Real Time Implementation of Speaker Recognition System with MFCC and Neural Networks on FPGA

Background: Speaker recognition systems plays a pivotal role in the field of forensics, security and biometric authentication for verifying or identifying the speaker from the group of speakers. Methods: This paper gives a brief introduction about developing a hardware based speaker recognition system using Mel Frequency Cepstral Coefficients (MFCC) which are extracted from input speech signal to linearize the frequency scale at higher frequencies and Perceptron Neural Networks to provide layer weights for verifying the speaker identity to compare the output in the database of stored speaker identities.

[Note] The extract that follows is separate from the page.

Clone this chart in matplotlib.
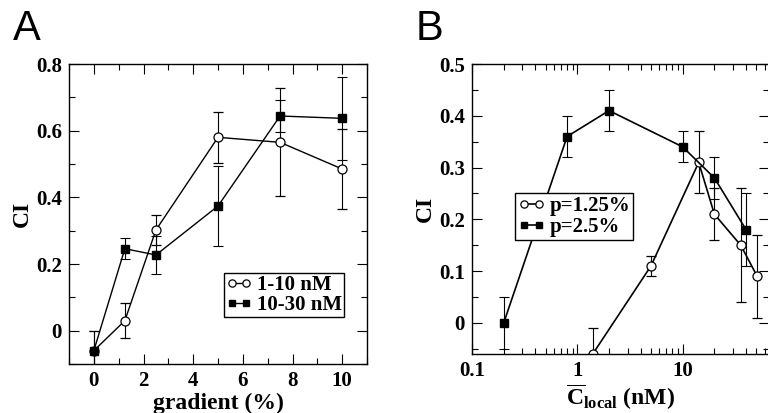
import matplotlib
matplotlib.use("Agg")
import matplotlib.pyplot as plt
from matplotlib.lines import Line2D
from matplotlib.ticker import MultipleLocator, LogLocator, NullFormatter

# panel A data
grad = [0, 1.25, 2.5, 5, 7.5, 10]
ci_low = [-0.06, 0.03, 0.302, 0.58, 0.565, 0.485]
err_low = [0.06, 0.053, 0.045, 0.077, 0.162, 0.12]
ci_high = [-0.06, 0.246, 0.227, 0.374, 0.644, 0.637]
err_high = [0.06, 0.032, 0.056, 0.121, 0.048, 0.124]

# panel B data
c_p125 = [1.4, 5.0, 14.2, 20, 35.6, 51]
ci_p125 = [-0.06, 0.11, 0.31, 0.21, 0.15, 0.09]
err_p125 = [0.05, 0.02, 0.06, 0.05, 0.11, 0.08]
c_p25 = [0.2, 0.8, 2.0, 10, 20, 40]
ci_p25 = [0.0, 0.36, 0.41, 0.34, 0.28, 0.18]
err_p25 = [0.05, 0.04, 0.04, 0.03, 0.04, 0.07]

a_yticks = [0, 0.2, 0.4, 0.6, 0.8]
a_yticklabels = ["0", "0.2", "0.4", "0.6", "0.8"]
b_xticks = [0.1, 1, 10]
b_xticklabels = ["0.1", "1", "10"]
b_yticks = [0, 0.1, 0.2, 0.3, 0.4, 0.5]
b_yticklabels = ["0", "0.1", "0.2", "0.3", "0.4", "0.5"]

plt.rcParams["font.family"] = "Liberation Serif"
plt.rcParams["font.weight"] = "bold"
plt.rcParams["axes.labelweight"] = "bold"
plt.rcParams["font.size"] = 15
plt.rcParams["axes.labelsize"] = 17
plt.rcParams["mathtext.fontset"] = "custom"
plt.rcParams["mathtext.rm"] = "Liberation Serif:bold"
plt.rcParams["mathtext.bf"] = "Liberation Serif:bold"
plt.rcParams["mathtext.it"] = "Liberation Serif:bold"

W, H = 768, 413
fig = plt.figure(figsize=(7.68, 4.13), dpi=100)
axA = fig.add_axes([69 / W, 1 - 364 / H, (367 - 69) / W, (364 - 64) / H])
axB = fig.add_axes([472 / W, 1 - 354 / H, (769 - 472) / W, (354 - 64) / H])

eb = dict(ecolor="black", elinewidth=0.8, capsize=3.3, capthick=0.8)
circ = dict(marker="o", ms=6.5, mfc="white", mec="black", mew=0.9, color="black")
sq = dict(marker="s", ms=5.8, mfc="black", mec="black", color="black")
leg_circ = dict(circ, ms=5.2)
leg_sq = dict(sq, ms=5.0)

# ---- A
axA.errorbar(grad, ci_low, yerr=err_low, lw=1.0, **circ, **eb)
axA.errorbar(grad, ci_high, yerr=err_high, lw=1.0, **sq, **eb)
axA.set_xlim(-1, 11)
axA.set_ylim(-0.1, 0.8)
axA.xaxis.set_major_locator(MultipleLocator(2))
axA.xaxis.set_minor_locator(MultipleLocator(1))
axA.set_yticks(a_yticks, a_yticklabels)
axA.yaxis.set_minor_locator(MultipleLocator(0.1))
axA.set_xlabel("gradient (%)", labelpad=1)
axA.set_ylabel("CI", labelpad=2)
hA = [Line2D([], [], lw=1.0, **leg_circ), Line2D([], [], lw=1.0, **leg_sq)]
axA.legend(hA, ["1-10 nM", "10-30 nM"], loc="lower right", bbox_to_anchor=(0.923, 0.157),
           numpoints=2, frameon=True, fancybox=False, edgecolor="black", framealpha=1,
           handlelength=1.3, handletextpad=0.2, borderpad=0.1, labelspacing=0.0,
           borderaxespad=0)
axA.text(13 / W, 1 - 40 / H, "A", transform=fig.transFigure, fontsize=30,
         family="Liberation Sans", weight="normal")

# ---- B
axB.errorbar(c_p125, ci_p125, yerr=err_p125, lw=1.2, **circ, **eb)
axB.errorbar(c_p25, ci_p25, yerr=err_p25, lw=1.2, **sq, **eb)
axB.set_xscale("log")
axB.set_xlim(0.1, 66)
axB.set_ylim(-0.06, 0.5)
axB.set_xticks(b_xticks, b_xticklabels)
axB.xaxis.set_minor_locator(LogLocator(base=10, subs=range(2, 10)))
axB.xaxis.set_minor_formatter(NullFormatter())
axB.set_yticks(b_yticks, b_yticklabels)
axB.yaxis.set_minor_locator(MultipleLocator(0.05))
axB.set_xlabel(r"$\overline{\mathrm{C}}_{\mathrm{local}}$ (nM)", labelpad=1)
axB.set_ylabel("CI", labelpad=2)
hB = [Line2D([], [], lw=1.2, **leg_circ), Line2D([], [], lw=1.2, **leg_sq)]
axB.legend(hB, ["p=1.25%", "p=2.5%"], loc="upper left", bbox_to_anchor=(0.145, 0.555),
           numpoints=2, frameon=True, fancybox=False, edgecolor="black", framealpha=1,
           handlelength=1.3, handletextpad=0.2, borderpad=0.15, labelspacing=0.05,
           borderaxespad=0)
axB.text(416 / W, 1 - 40 / H, "B", transform=fig.transFigure, fontsize=30,
         family="Liberation Sans", weight="normal")

for ax in (axA, axB):
    ax.tick_params(which="both", direction="in", top=True, right=True, width=0.8)
    ax.tick_params(which="major", length=7, pad=5)
    ax.tick_params(which="minor", length=4)
    for s in ax.spines.values():
        s.set_linewidth(1.0)

fig.savefig("out.png", dpi=100)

Findings: The input speech features are extracted using blocking and windowing to reduce noise and get the audio samples to store in the RAM where sampled data is converted into frequency domain using FFT to get the Cepstral Coefficients which are normalised and fed to neural network tool box present in the MATLAB to obtain layer weights for given set of data and the output is compared with the saved speaker identities to find a match. The decision making logic is written in NIOS II processor of FPGA where the taken input features are compared to the existing database of speaker identities with the help of perceptron neural network layer weights which gives the nearest possibility of the match in the database of the group of speakers. The designed system has been tested using two speakers as reference where the vowels spoken by them are taken into account to compare with the database of speakers already stored in FPGA. Conclusion/ Improvements: The probability of detection of the speakers is 80% and verifying the speaker is quite accurate in hardware based systems than in software based systems where performance factor is less. The given performance in the designed system can be increased by retraining the neural networks which can provide nearly 90% in detecting the speaker.